Kosakonia cowanii

Scientific classification
- Domain: Bacteria
- Kingdom: Pseudomonadati
- Phylum: Pseudomonadota
- Class: Gammaproteobacteria
- Order: Enterobacterales
- Family: Enterobacteriaceae
- Genus: Kosakonia
- Species: K. cowanii
- Binomial name: Kosakonia cowanii Inoue et al. 2001

= Kosakonia cowanii =

- Genus: Kosakonia
- Species: cowanii
- Authority: Inoue et al. 2001

Species of bacterium

Kosakonia cowanii is a Gram-negative, motile, facultatively-anaerobic, rod-shaped species in the genus Kosakonia. The species is typically associated with natural environments and is found in soil, water, and sewage. K. cowanii is associated with plant pathogens that exhibit symptoms of severe defoliation and plant death. This species, originally referred to as NIH Group 42, was first proposed in 2000 as a potential member of the family Enterobacteriaceae. The name of this species honors S. T. Cowan, an English bacteriologist, for his significant contributions to the field of bacterial taxonomy.

==Phenotypic characterization==
Kosakonia cowanii is phenotypically defined as being a Gram-negative, motile, and facultative anaerobic bacterium. The morphology of this bacterium is described as being cream colored when cultured on non-selective, YDC (Yeast extract-dextrose-CaCO_{3}) medium. When tested for enzyme production, K. cowanii is asparagine and catalase positive, while also being urease and oxidase negative. When originally introduced as NIH Group 42, seventy traditional phenotypic characteristics were determined and listed by Kohaku et al.

==Genotypic characterization==
The diversity of strains present in the Kosakonia cowanii species have been confirmed through analysis of DNA G+C content and DNA-DNA Hybridization results, which involves the hybridizing (annealing) of putative strains to K. cowanii LMG 23569T. A DNA similarity of 70% or greater indicates that strains of interest are the same species. When testing for DNA-DNA similarity comparing the rpoB gene of K. cowanii, the strains BCC 009, BCC 011, BCC 078 showed 76% to 92% DNA similarity.

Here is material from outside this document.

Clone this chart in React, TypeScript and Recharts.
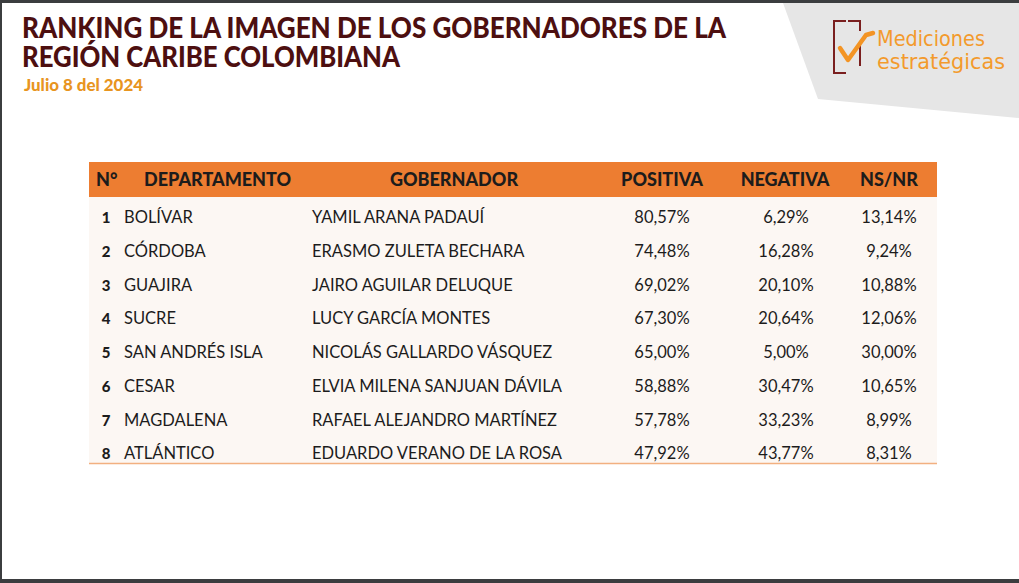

N.B. Using a multilocus sequence analysis (MLSA) approach, based on partial sequencing of protein-encoding genes (gyrB, rpoB, infB and atpD), this species was reclassified to the genus Kosakonia, so that its name is more properly given as Kosakonia cowanii.

==Microbiology==
Isolates of Kosakonia cowanii were extracted from leaf tissue of the Eucalyptus trees. To determine the overall relatedness of the isolated strains, 16S rRNA gene sequencing was utilized. The 16S rRNA gene is commonly implemented for sequencing and inferring relatedness of isolates, because it is highly conserved. Phylogenetically related strains of K. cowanii, determined through 16S rRNA gene sequencing and rpoB gene sequencing, include BCC 078, BCC 074, BCC 008, BCC 011 and BCC 009.

==Diversity==
When comparing the DNA from a representative strain of NIH Group 42 and DNA from 35 other species of Enterobacteriaceae by DNA-DNA hybridization, it was found that the degree of reassociation ranged from 5–38% at 70 °C. Because of its unique phenotypic characteristics and its distinct separation from other species of Enterobacteriaceae by DNA hybridization, there is sufficient evidence that constitutes K. cowanii a separate species in the family Enterobacteriaceae.